No Abismo uma Presença

“No Princípio Deus criou o céu e a terra.” Gn 1, 1

Às vezes pode acontecer que nós passamos os olhos sobre as palavras da Bíblia sem apreender o seu real significado. Entendo aqui por “real” significado a “experiência” vital que o autor quis comunicar com as suas palavras. Essa experiência é o entendimento de uma questão da realidade objetiva [Deus, o homem, o mundo] desde a perspectiva divina; quer dizer, Deus que concede ao autor do texto bíblico o dom de compreender aquelas questões como Ele mesmo [Deus] as compreende. 
 
Quando você lê a Bíblia em espírito de fé, isto é, desde a presença do Espírito Santo em você, você exerce o sentire cum ecclesia e se torna capaz, também você, de compreender as coisas desde a perspectiva de Deus. 

No Princípio Deus criou o céu e a terra.

Qual seria, pois, a experiência vital que se encontra sob essas palavras? O que Deus entende sobre o mundo e quer que nós também compreendamos? 
 
Para ter esta experiência vital, iso é, a de compreender o mistério da existência do mundo, ou, digamos ainda melhor, a de entender a própria questão do “existir”, desde a prespectiva de Deus, é preciso que entre Ele e você exista uma relação, e mais do que isso, uma união, é preciso que a sua mente esteja unida à mente de Deus. 
 
Ora, esta relação e esta união foram realizadas, em um plano objetivo, pelo Santo Batismo. Num plano subjetivo, isto é, naquilo que depende de você, esta relação e esta união se exercem, sobretudo, pela oração, que não é outra coisa que a relação direta, não intermediada, entre Deus e você. 
 
Para compreender, portanto, o que significam profundamente as palavras “No princípio Deus criou o céu e a terra”, faz-se necessário que você as ouça, como todas as demais afirmações da fé, dentro do campo da sua relação pessoal com Deus. Um exegeta especialista no Pentateuco, com todo o conhecimento técnico e histórico que possa ter da composição do texto, se não colocar o seu conhecimento dentro da dinâmica da relação pessoal com Deus, não terá da questão senão um conhecimento superficial, ainda que pareça erudito e muito sério. 
 
Na dimensão da fé, todavia, você sabe que aquele que criou o céu e a terra é Aquele mesmo que está dentro de você, e que você adora no Santíssimo Sacramento. No princípio, a Santíssima Trindade, que habita em você e que você come na sagrada comunhão, este Deus criou o céu e a terra. 

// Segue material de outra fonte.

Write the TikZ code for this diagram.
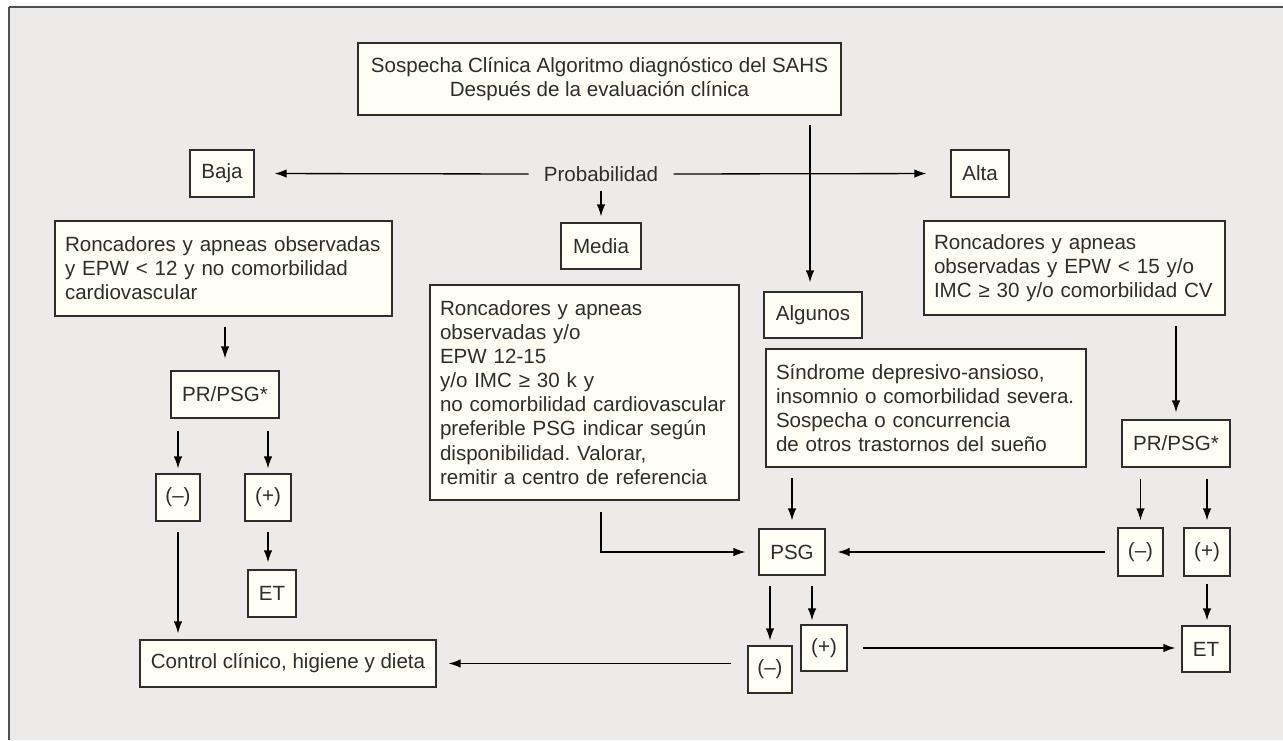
\documentclass[tikz,border=0pt]{standalone}
\usepackage{fontspec}
\setmainfont{Liberation Sans}
\usetikzlibrary{arrows.meta,calc}
\definecolor{panelgrey}{RGB}{236,235,234}
\definecolor{boxcream}{RGB}{255,255,245}
\definecolor{inkgrey}{RGB}{45,45,45}
\definecolor{framegrey}{RGB}{80,80,80}
\tikzset{
  box/.style={draw=inkgrey, fill=boxcream, line width=0.7pt, inner xsep=0.15cm, inner ysep=0cm, text=inkgrey, align=center},
  textbox/.style={box, inner xsep=0.2cm, align=left},
  link/.style={-{Latex[length=0.24cm,width=0.17cm]}, line width=0.75pt, shorten <=0.2cm, shorten >=0.12cm},
}
\frenchspacing

\begin{document}
\begin{tikzpicture}[font=\fontsize{11.7}{13.7}\selectfont]
  \useasboundingbox (0,0) rectangle (25.66,14.8);
  \fill[panelgrey] (0.18,0) rectangle (25.66,14.654);
  \draw[framegrey, line width=1.2pt] (0.18,14.654) -- (25.66,14.654);
  \draw[framegrey, line width=0.6pt] (0.18,0) -- (0.18,14.654);

  \node[box, minimum width=9.66cm, minimum height=1.44cm] (title) at (11.99,13.22) {Sospecha Clínica Algoritmo diagnóstico del SAHS\\Después de la evaluación clínica};
  \node[inner xsep=0.3cm, text=inkgrey] (prob) at (12.02,11.32) {Probabilidad};
  \node[box, minimum width=1.28cm, minimum height=0.94cm] (baja) at (4.44,11.33) {Baja};
  \node[box, minimum width=1.16cm, minimum height=0.94cm] (alta) at (19.6,11.33) {Alta};
  \node[box, minimum width=1.6cm, minimum height=0.92cm] (media) at (12.02,9.88) {Media};

  % baja
  \node[textbox, text width=6.34cm, minimum height=1.9cm] (low) at (4.47,9.43) {Roncadores y apneas observadas\\y EPW < 12 y no comorbilidad\\cardiovascular};
  \node[box, minimum width=2.16cm, minimum height=0.94cm] (prl) at (4.5,6.91) {PR/PSG*};
  \node[box, minimum width=0.88cm, minimum height=0.94cm] (minl) at (3.56,4.85) {(–)};
  \node[box, minimum width=0.92cm, minimum height=0.94cm] (plusl) at (5.36,4.85) {(+)};
  \node[box, minimum width=0.96cm, minimum height=0.94cm] (etl) at (5.44,2.93) {ET};
  \node[box, minimum width=5.92cm, minimum height=0.94cm] (ctrl) at (5.76,1.53) {Control clínico, higiene y dieta};

  % media y algunos
  \node[textbox, text width=5.78cm, minimum height=4.3cm] (mid) at (11.69,6.95) {Roncadores y apneas\\observadas y/o\\EPW 12-15\\y/o IMC ≥ 30 k y\\no comorbilidad cardiovascular\\preferible PSG indicar según\\disponibilidad. Valorar,\\remitir a centro de referencia};
  \node[box, minimum width=1.96cm, minimum height=0.92cm] (alg) at (16.26,8.5) {Algunos};
  \node[textbox, text width=6.0cm, minimum height=2.36cm] (sind) at (18.52,6.64) {Síndrome depresivo-ansioso,\\insomnio o comorbilidad severa.\\Sospecha o concurrencia\\de otros trastornos del sueño};
  \node[box, minimum width=1.32cm, minimum height=0.92cm] (psg) at (15.84,3.76) {PSG};
  \node[box, minimum width=0.88cm, minimum height=0.94cm] (minb) at (15.4,1.41) {(–)};
  \node[box, minimum width=0.92cm, minimum height=0.92cm] (plusb) at (16.48,1.84) {(+)};

  % alta
  \node[textbox, text width=5.62cm, minimum height=1.88cm] (high) at (21.49,9.44) {Roncadores y apneas\\observadas y EPW < 15 y/o\\IMC ≥ 30 y/o comorbilidad CV};
  \node[box, minimum width=2.16cm, minimum height=0.94cm] (prr) at (23.52,5.93) {PR/PSG*};
  \node[box, minimum width=0.9cm, minimum height=0.96cm] (minr) at (22.81,3.76) {(–)};
  \node[box, minimum width=0.92cm, minimum height=0.96cm] (plusr) at (24.14,3.76) {(+)};
  \node[box, minimum width=0.96cm, minimum height=0.92cm] (etr) at (24.12,1.82) {ET};

  \draw[link, shorten <=0cm, shorten >=0.4cm] (prob.west) -- (baja.east);
  \draw[link, shorten <=0cm, shorten >=0.48cm] (prob.east) -- (alta.west);
  \draw[link, shorten <=0.06cm] (prob.south) -- (media.north);
  \draw[link, shorten <=0.18cm, shorten >=0.18cm] ([xshift=-0.06cm]alg.north |- title.south) -- ([xshift=-0.06cm]alg.north);

  \draw[link, shorten >=0.24cm] (prl |- low.south) -- (prl.north);
  \draw[link, shorten <=0.24cm, shorten >=0.1cm] (minl |- prl.south) -- (minl.north);
  \draw[link, shorten <=0.24cm, shorten >=0.1cm] (plusl |- prl.south) -- (plusl.north);
  \draw[link] (minl.south) -- (minl.south |- ctrl.north);
  \draw[link, shorten >=0.14cm] (plusl.south) -- (plusl.south |- etl.north);

  \draw[link, shorten <=0.22cm, shorten >=0.26cm] (media |- mid.south) |- (psg.west);
  \draw[link, shorten >=0.16cm] (psg |- sind.south) -- (psg.north);
  \draw[link, shorten >=0.14cm] (prr |- high.south) -- (prr.north);
  \draw[link, shorten <=0.22cm, shorten >=0.14cm] (minr |- prr.south) -- (minr.north);
  \draw[link, shorten <=0.22cm, shorten >=0.14cm] (plusr |- prr.south) -- (plusr.north);
  \draw[link, shorten <=0.24cm, shorten >=0.24cm] (minr.west) -- (psg.east);
  \draw[link, shorten <=0.14cm, shorten >=0.1cm] (plusr.south) -- (plusr.south |- etr.north);

  \draw[link, shorten >=0.1cm] (minb |- psg.south) -- (minb.north);
  \draw[link, shorten >=0.08cm] ([xshift=-0.24cm]plusb.north |- psg.south) -- ([xshift=-0.24cm]plusb.north);
  \draw[link, shorten <=0.32cm, shorten >=0.24cm] (minb.west |- ctrl) -- (ctrl.east);
  \draw[link, shorten <=0.3cm, shorten >=0.12cm] (plusb.east) -- (plusb.east -| etr.west);
\end{tikzpicture}
\end{document}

No Princípio Deus criou o céu e a terra.

Onde quer que esta afirmação tenha sido dita ou escrita pela primeira vez, quem quer tenha sido o homem que a concebeu, certo é que o fez tendo diante dos olhos a imensidão do céu e da terra. Penso nos olhos do corpo mesmo, e não “diante dos olhos” como uma expressão metefórica para o pensamento. 

Provavelmente, esta verdade, a que é expressa pelas palavras “No princípio Deus criou o céu e a terra”, foi sentida longe da agitação dos centros urbanos [sim, também a antiguidade tinha as suas grandes cidades]. É mais razoável supor que as intuições filosóficas e teológicas são geradas com mais facilidade no silêncio e na solidão do que em meio às futricas, frivolidades e cansaços que temperam a vida urbana de qualquer época. 

Certa vez, em uma ocasião em que estava em pleno deserto da Judeia, enquanto me encontrava um pouco afastado do grupo, aproveitei o ensejo para dar alguns passos adentro para ver como é que é estar a sós no deserto. 
 
A primeira coisa que notei, aliás, é melhor dizer, a primeira coisa que me invadiu, foi o silêncio do deserto. Aqui vale uma comparação: da mesma forma que os curacos negros no espaço, com sua poderosa gravidade, suga tudo ao seu redor, inclusive a luz, o deserto, mal comparando, absorve todos os sons que se emitem nele. Como não há nada para reverberar o som, as palavras que se dizem, o barulho dos passos sobre o terreno arenoso e pedregoso, tudo isso é absorvido no grande silêncio do deserto. 
 
Esta experiência eu a fiz durante o dia; fico a imaginar, contudo, qual não será a experiência do deserto à noite, quando imperam o silêncio e as trevas que se deixam entrecortar apenas pela luz da lua ou das estrelas. É no deserto que se pode ver e sentir “o céu e a terra”, o mundo superior, onde Deus habita, e a terra, o plano onde labutam os homens. 
 
No princípio Deus criou o céu e a terra – esta são palavras que vêm do deserto; são palavras de quem experimentou o abismo da existência e o amor de uma Presença que o preenche.